Pornhub, «éthique», vraiment?

Il y a trois ans, alors qu’elle se reposait avec son fils à la maison en regardant un film de Disney sur l’ordinateur familial, Christine Wing a remarqué sur l’appareil un message inattendu.


Par Émilie Gougeon-Pelletier, IJL - Réseau.Presse - Le Droit

«Votre vidéo a été téléchargée sur Pornhub avec succès», pouvait-elle lire à l’écran.

«C’était un beau dimanche matin, et mon garçon et moi, on se reposait devant un petit film. Quand le film a pris fin, j’ai fermé la page, et j’ai reçu une notification», se souvient la jeune mère ontarienne, alors séparée du père de son enfant depuis un an.

Son ex-conjoint, a-t-elle compris, venait de télécharger sans son consentement, sur ce site de diffusion de vidéos pornos, trois films de leurs ébats sexuels, tournés alors qu’ils étaient encore ensemble.

Mme Wing a tout de suite demandé à la plateforme que les vidéos soient retirées et cela a été fait rapidement, affirme-t-elle.

Reste que ces images n’auraient jamais dû être acceptées par le site de pornographie, estime Wing.

«Si je n’étais pas tombée sur ce courriel, je n’en aurais eu aucune idée. Ça aurait pu être là pendant des années. Et je pense à toutes les femmes qui, elles, n’en ont aucune idée, jusqu’à ce que quelqu’un les reconnaisse.»

—  Christine Wing

Poursuite d’un demi-milliard

En 2022, la jeune mère a donc décidé de lancer un recours collectif de 500 millions de dollars en dommages contre Pornhub. Car le site compte beaucoup d’utilisateurs. Le géant de la porno a plus de 150 millions de visiteurs actifs au quotidien, qui y téléchargent les films de leurs activités sexuelles ou viennent regarder les vidéos XXX d’autres internautes. Pornhub, affirme la société londonienne Similarweb, spécialisée dans la mesure des audiences techno, est parmi les 15 sites web les plus fréquentés au monde.

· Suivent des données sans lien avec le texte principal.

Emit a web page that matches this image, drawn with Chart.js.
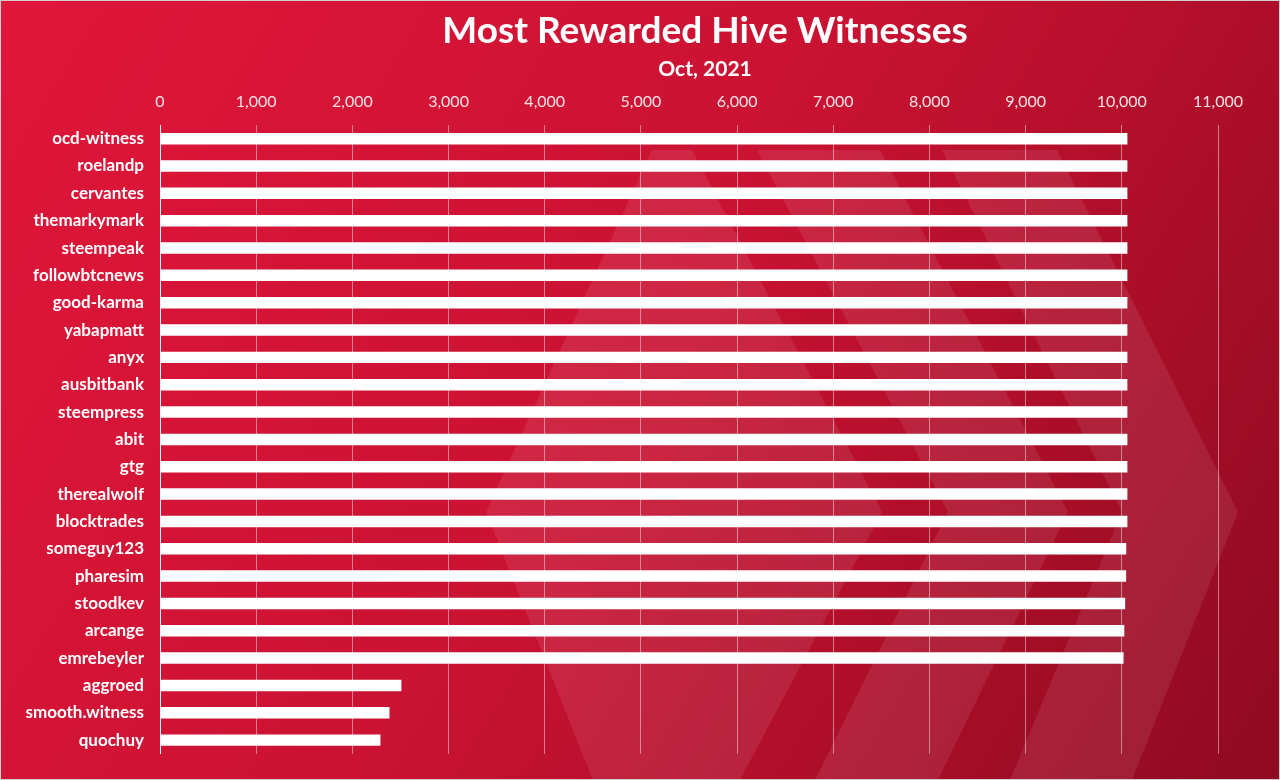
<!DOCTYPE html>
<html>
<head>
<meta charset="utf-8">
<script src="https://cdn.jsdelivr.net/npm/chart.js@4"></script>
<style>
  html, body { margin: 0; padding: 0; background: #ffffff; }
  #wrap { width: 1280px; height: 780px; position: relative; }
</style>
</head>
<body>
<div id="wrap"><canvas id="c" width="1280" height="780"></canvas></div>
<script>
const titleText = "Most Rewarded Hive Witnesses";
const subtitleText = "Oct, 2021";

const witnesses = [
  "ocd-witness", "roelandp", "cervantes", "themarkymark", "steempeak",
  "followbtcnews", "good-karma", "yabapmatt", "anyx", "ausbitbank",
  "steempress", "abit", "gtg", "therealwolf", "blocktrades",
  "someguy123", "pharesim", "stoodkev", "arcange", "emrebeyler",
  "aggroed", "smooth.witness", "quochuy"
];

const rewards = [
  10058, 10058, 10058, 10058, 10058,
  10058, 10058, 10058, 10058, 10058,
  10058, 10058, 10058, 10058, 10058,
  10046, 10045, 10035, 10026, 10018,
  2510, 2386, 2292
];

const axisMin = 0;
const axisMax = 11000;
const axisStep = 1000;

const backgroundPlugin = {
  id: "bgPlugin",
  beforeDraw(chart) {
    const ctx = chart.ctx;
    const w = chart.width, h = chart.height;
    ctx.save();
    const g = ctx.createLinearGradient(0, 0, w, h);
    g.addColorStop(0, "#e0163a");
    g.addColorStop(0.5, "#c91232");
    g.addColorStop(1, "#8e0a20");
    ctx.fillStyle = g;
    ctx.fillRect(0, 0, w, h);
    // faint logo watermark
    ctx.fillStyle = "rgba(255,255,255,0.085)";
    const shapes = [
      [[652,150],[692,150],[882,512],[740,780],[593,780],[486,512]],
      [[757,150],[880,150],[1068,512],[938,780],[815,780],[948,512]],
      [[942,150],[1057,150],[1238,512],[1132,780],[1010,780],[1122,512]]
    ];
    shapes.forEach(s => {
      ctx.beginPath();
      ctx.moveTo(s[0][0], s[0][1]);
      for (let i = 1; i < s.length; i++) ctx.lineTo(s[i][0], s[i][1]);
      ctx.closePath();
      ctx.fill();
    });
    ctx.restore();
  },
  afterDraw(chart) {
    const ctx = chart.ctx;
    ctx.save();
    ctx.fillStyle = "#ffffff";
    ctx.textAlign = "center";
    ctx.textBaseline = "middle";
    ctx.font = "bold 37px Lato";
    ctx.fillText(titleText, 705, 31);
    ctx.font = "bold 21px Lato";
    ctx.fillText(subtitleText, 705, 69);
    ctx.strokeStyle = "#cfcfcf";
    ctx.lineWidth = 1;
    ctx.strokeRect(0.5, 0.5, chart.width - 1, chart.height - 1);
    ctx.restore();
  }
};

new Chart(document.getElementById("c"), {
  type: "bar",
  data: {
    labels: witnesses,
    datasets: [{
      label: "Rewards",
      data: rewards,
      backgroundColor: "#ffffff",
      borderWidth: 0,
      barPercentage: 0.42,
      categoryPercentage: 1.0
    }]
  },
  options: {
    indexAxis: "y",
    responsive: false,
    animation: false,
    devicePixelRatio: 1,
    layout: { padding: { top: 80, right: 62, bottom: 25, left: 0 } },
    plugins: {
      legend: { display: false },
      tooltip: { enabled: false },
      title: { display: false }
    },
    scales: {
      x: {
        position: "top",
        min: axisMin,
        max: axisMax,
        ticks: {
          stepSize: axisStep,
          color: "rgba(255,255,255,0.88)",
          font: { family: "Lato", size: 16 },
          padding: 14,
          callback: v => v.toLocaleString("en-US")
        },
        grid: { color: "rgba(255,255,255,0.45)", lineWidth: 1, drawTicks: false },
        border: { display: false },
        afterFit(scale) { scale.height = 45; }
      },
      y: {
        ticks: {
          color: "#ffffff",
          font: { family: "Lato", size: 17, weight: "bold" },
          padding: 16
        },
        grid: { display: false, drawTicks: false },
        border: { display: true, color: "rgba(255,255,255,0.9)", width: 1 },
        afterFit(scale) { scale.width = 160; }
      }
    }
  },
  plugins: [backgroundPlugin]
});
</script>
</body>
</html>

Et Pornhub a été acheté en mars dernier par Ethical Capital Partners, une entreprise de capital-investissement d’Ottawa, qui a promis d’en faire une entreprise «éthique».

Mais l’est-elle?

Comme Christine Wing l’a fait en 2022, des centaines de personnes alléguant une panoplie de formes d’exploitation et d’abus sexuels ont intenté des poursuites judiciaires contre le géant de la pornographie en ligne, aux États-Unis et au Canada.

En juillet, la firme d’avocats qui représente Mme Wing, Diamond & Diamond, a déclaré que son recours collectif serait transformé en un «délit de masse», ou «mass tort», une formule qui permettrait à chaque plaignante le contrôle total sur son propre cas, y compris son règlement.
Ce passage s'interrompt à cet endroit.